Share Images and Descriptive Language with Your Florist

Streamline your floral inquiry process by providing the florist with 5-10 initial inspiration photos, showcasing your preferred styles for bouquets, centerpieces, and ceremony flowers. In addition to these images, provide a few descriptive adjectives to convey the desired mood. Some examples might be: ethereal, polished, elegant, whimsical, formal, unexpected, romantic, soft, dramatic, floaty, garden-esque. A skilled florist can interpret these cues to craft a unique design tailored to you. Once you've settled on an aesthetic, trust your florist's creativity. They may propose ideas that pleasantly surprise you, capturing your vision in ways you hadn't imagined.

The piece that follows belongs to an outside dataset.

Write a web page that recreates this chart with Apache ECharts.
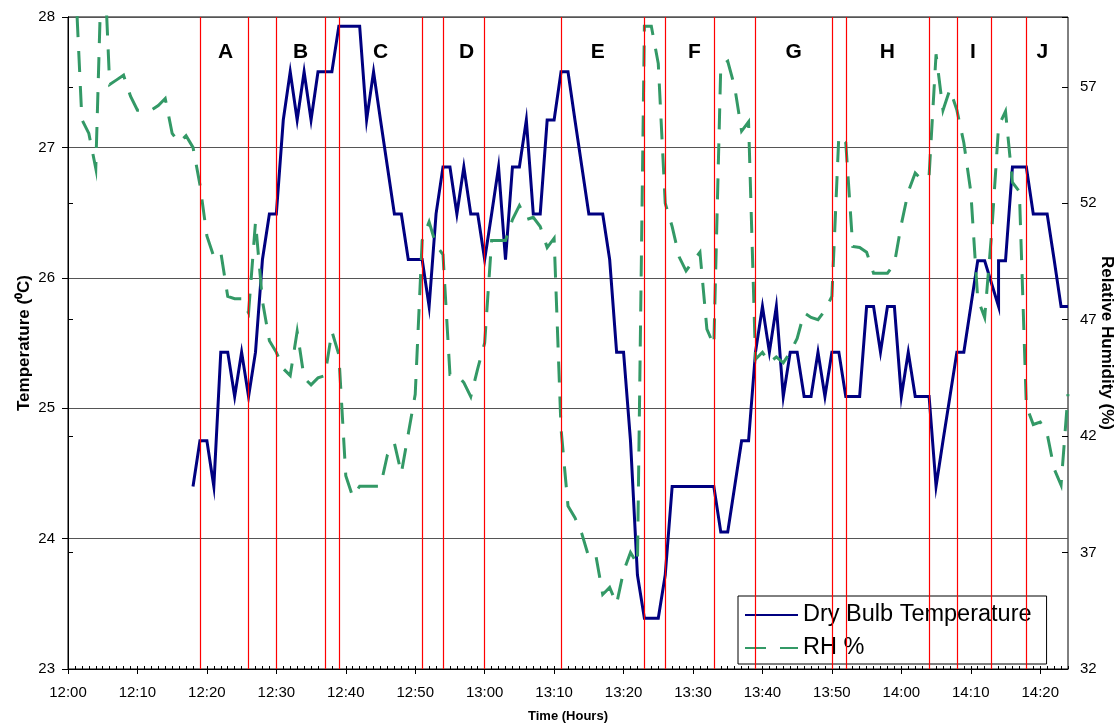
<!DOCTYPE html>
<html>
<head>
<meta charset="utf-8">
<script src="https://cdn.jsdelivr.net/npm/echarts@6/dist/echarts.min.js"></script>
<style>html,body{margin:0;padding:0;background:#fff}#c{width:1118px;height:726px}</style>
</head>
<body>
<div id="c"></div>
<script>
// Time in minutes after 12:00
const tempMinutes = [18,19,20,21,22,23,24,25,26,27,28,29,30,31,32,33,34,35,36,37,38,39,40,41,42,43,44,45,46,47,48,49,50,51,52,53,54,55,56,57,58,59,60,61,62,63,64,65,66,67,68,69,70,71,72,73,74,75,76,77,78,79,80,81,82,83,84,85,86,87,88,89,90,91,92,93,94,95,96,97,98,99,100,101,102,103,104,105,106,107,108,109,110,111,112,113,114,115,116,117,118,119,120,121,122,123,124,125,126,127,128,129,130,131,132,134,134,135,136,137,138,139,140,141,142,143,144];
const tempValues = [24.40,24.75,24.75,24.40,25.43,25.43,25.09,25.43,25.09,25.43,26.14,26.49,26.49,27.21,27.58,27.21,27.58,27.21,27.58,27.58,27.58,27.93,27.93,27.93,27.93,27.21,27.58,27.21,26.85,26.49,26.49,26.14,26.14,26.14,25.78,26.49,26.85,26.85,26.49,26.85,26.49,26.49,26.14,26.49,26.85,26.14,26.85,26.85,27.21,26.49,26.49,27.21,27.21,27.58,27.58,27.21,26.85,26.49,26.49,26.49,26.14,25.43,25.43,24.75,23.72,23.39,23.39,23.39,23.72,24.40,24.40,24.40,24.40,24.40,24.40,24.40,24.05,24.05,24.40,24.75,24.75,25.43,25.78,25.43,25.78,25.09,25.43,25.43,25.09,25.09,25.43,25.09,25.43,25.43,25.09,25.09,25.09,25.78,25.78,25.43,25.78,25.78,25.09,25.43,25.09,25.09,25.09,24.40,24.75,25.09,25.43,25.43,25.78,26.13,26.13,25.78,26.13,26.13,26.85,26.85,26.85,26.49,26.49,26.49,26.14,25.78,25.78];

// RH sampled each minute from 12:00 (minute 0) to 14:24 (minute 144)
const rhStartMinute = 0;
const rhValues = [63.0,62.0,55.6,55.0,53.5,64.0,57.1,57.3,57.5,56.6,
  56.0,56.0,56.0,56.2,56.5,55.0,54.6,54.9,54.4,52.8,
  50.6,49.7,49.9,48.0,47.9,47.9,47.3,51.2,47.8,46.1,
  45.6,44.9,44.6,46.5,44.5,44.2,44.5,44.6,46.5,45.5,
  40.3,39.4,39.85,39.85,39.85,39.85,41.2,41.7,40.4,42.1,
  43.8,50.4,51.2,50.2,49.8,44.65,44.65,44.3,43.7,44.9,
  46.0,50.4,50.4,50.4,51.3,51.9,51.3,51.4,51.0,50.1,
  50.5,42.3,39.0,38.5,37.8,36.8,36.9,35.2,35.5,34.8,
  36.2,37.0,36.5,59.6,59.6,58.0,52.0,51.0,49.7,49.1,
  49.5,49.9,46.6,45.9,57.9,58.1,57.0,55.1,55.5,45.3,
  45.6,45.15,45.4,45.15,45.6,46.2,47.3,47.1,47.0,47.4,
  48.0,54.9,54.6,50.15,50.1,49.9,49.0,49.0,49.0,49.4,
  51.1,52.5,53.3,53.0,53.2,58.4,56.0,56.9,56.0,54.6,
  52.5,47.9,47.1,50.7,55.3,55.95,52.9,52.5,43.3,42.5,
  42.6,42.1,40.6,39.9,43.8];

const eventMinutes = [19,26,30,37,39,51,54,60,71,83,86,93,99,110,112,124,128,133,138];
const periodLabels = ['A','B','C','D','E','F','G','H','I','J'];
const periodMinutes = [22.7,33.5,45,57.4,76.3,90.2,104.5,118,130.3,140.3];
const periodLevel = 27.73;

const FONT = 'Liberation Sans, Arial, sans-serif';
const RED = '#ff0000';
function fmtTime(v){
  const h = 12 + Math.floor(v/60);
  const m = Math.round(v % 60);
  return h + ':' + (m < 10 ? '0' + m : m);
}

const chart = echarts.init(document.getElementById('c'), null, {renderer:'canvas'});
chart.setOption({
  animation: false,
  backgroundColor: '#fff',
  textStyle: {fontFamily: FONT},
  grid: {left: 68, right: 50, top: 17, bottom: 57, outerBoundsMode: 'none', containLabel: false,
         show: true, borderColor: '#000', borderWidth: 1, backgroundColor: 'transparent'},
  legend: {
    data: ['Dry Bulb Temperature', 'RH %'],
    orient: 'vertical', left: 738, top: 596,
    padding: [7, 15, 4, 6],
    itemWidth: 53, itemHeight: 14, itemGap: 9,
    borderColor: '#000', borderWidth: 1, backgroundColor: '#fff',
    itemStyle: {opacity: 0},
    textStyle: {fontSize: 23.5, color: '#000', fontFamily: FONT}
  },
  xAxis: [{
    type: 'value', min: 0, max: 144, interval: 10, position: 'bottom',
    axisLine: {show: true, onZero: false, lineStyle: {color: '#000', width: 1}},
    axisTick: {show: true, length: 5, lineStyle: {color: '#000'}},
    axisLabel: {formatter: fmtTime, fontSize: 15, color: '#000', margin: 16, showMaxLabel: false, fontFamily: FONT},
    splitLine: {show: false},
    name: 'Time (Hours)', nameLocation: 'middle', nameGap: 41, nameMoveOverlap: false,
    nameTextStyle: {fontSize: 13, fontWeight: 'bold', color: '#000', fontFamily: FONT}
  }, {
    type: 'value', min: 0, max: 144, interval: 1, position: 'bottom',
    axisLine: {show: false, onZero: false},
    axisTick: {show: true, inside: true, length: 3, lineStyle: {color: '#000'}},
    axisLabel: {show: false},
    splitLine: {show: false}
  }],
  yAxis: [{
    type: 'value', min: 23, max: 28, interval: 1, position: 'left',
    axisLine: {show: true, lineStyle: {color: '#000', width: 1}},
    axisTick: {show: true, length: 6, lineStyle: {color: '#000'}},
    axisLabel: {fontSize: 15, color: '#000', margin: 13, fontFamily: FONT},
    splitLine: {show: true, lineStyle: {color: '#555', width: 1}},
    name: 'Temperature (\u2070C)', nameLocation: 'middle', nameGap: 35, nameMoveOverlap: false,
    nameTextStyle: {fontSize: 17, fontWeight: 'bold', color: '#000', fontFamily: FONT}
  }, {
    type: 'value', min: 32, max: 60, interval: 5, position: 'right',
    axisLine: {show: true, lineStyle: {color: '#000', width: 1}},
    axisTick: {show: true, length: 5, lineStyle: {color: '#000'}},
    axisLabel: {fontSize: 15, color: '#000', margin: 12, showMaxLabel: false, fontFamily: FONT},
    splitLine: {show: false},
    name: 'Relative Humidity (%)', nameLocation: 'middle', nameGap: 30, nameRotate: -90, nameMoveOverlap: false,
    nameTextStyle: {fontSize: 17, fontWeight: 'bold', color: '#000', fontFamily: FONT}
  }, {
    type: 'value', min: 32, max: 60, interval: 5, position: 'right',
    axisLine: {show: false},
    axisTick: {show: true, inside: true, length: 6, lineStyle: {color: '#000'}},
    axisLabel: {show: false},
    splitLine: {show: false}
  }],
  series: [{
    name: 'events', type: 'line', data: [], z: 1, silent: true,
    xAxisIndex: 0, yAxisIndex: 0, color: RED,
    itemStyle: {color: RED}, lineStyle: {color: RED},
    markLine: {
      silent: true, symbol: ['none', 'none'], label: {show: false},
      lineStyle: {color: RED, width: 1.2, type: 'solid', opacity: 1},
      emphasis: {disabled: true},
      data: eventMinutes.map(m => ({xAxis: m}))
    }
  }, {
    name: 'Dry Bulb Temperature', type: 'line', xAxisIndex: 0, yAxisIndex: 0,
    symbol: 'none', z: 3,
    lineStyle: {color: '#000080', width: 3, join: 'miter'},
    itemStyle: {color: '#000080'},
    data: tempMinutes.map((m, i) => [m, tempValues[i]])
  }, {
    name: 'RH %', type: 'line', xAxisIndex: 0, yAxisIndex: 1,
    symbol: 'none', z: 4,
    lineStyle: {color: '#339966', width: 3, type: [21, 14], cap: 'butt', join: 'miter'},
    itemStyle: {color: '#339966'},
    data: rhValues.map((v, i) => [rhStartMinute + i, v])
  }, {
    name: 'periods', type: 'scatter', xAxisIndex: 0, yAxisIndex: 0,
    symbolSize: 1, itemStyle: {color: 'rgba(0,0,0,0)'}, z: 5, silent: true,
    label: {show: true, position: 'inside', formatter: '{b}', fontSize: 21, fontWeight: 'bold',
            color: '#000', opacity: 1, textBorderWidth: 0, textBorderColor: 'transparent', fontFamily: FONT},
    data: periodMinutes.map((m, i) => ({name: periodLabels[i], value: [m, periodLevel]}))
  }]
});
</script>
</body>
</html>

A floral design plan for an Arizona wedding

The front page of a Juniper Flowers AZ Design Plan


Communicate which floral moments are most important to you

Especially when working with a tighter budget, it's particularly beneficial for your florist to understand where you'd like to focus your budget. If you communicate a preference for allocating more funds towards the ceremony design rather than the centerpieces, your florist can propose more cost-effective options for the tables while enhancing the ceremony with a more elaborate design. Without this clarity, your florist might present a design plan that spreads the budget thinly across all areas, potentially resulting in an underwhelming outcome overall. If you're not sure which floral moments are most important, ask your florist for guidance on where you could best allocate your funds. When reviewing the florist's proposal, it's perfectly acceptable to tell them you'd prefer to cut back in one area, and prioritize another area.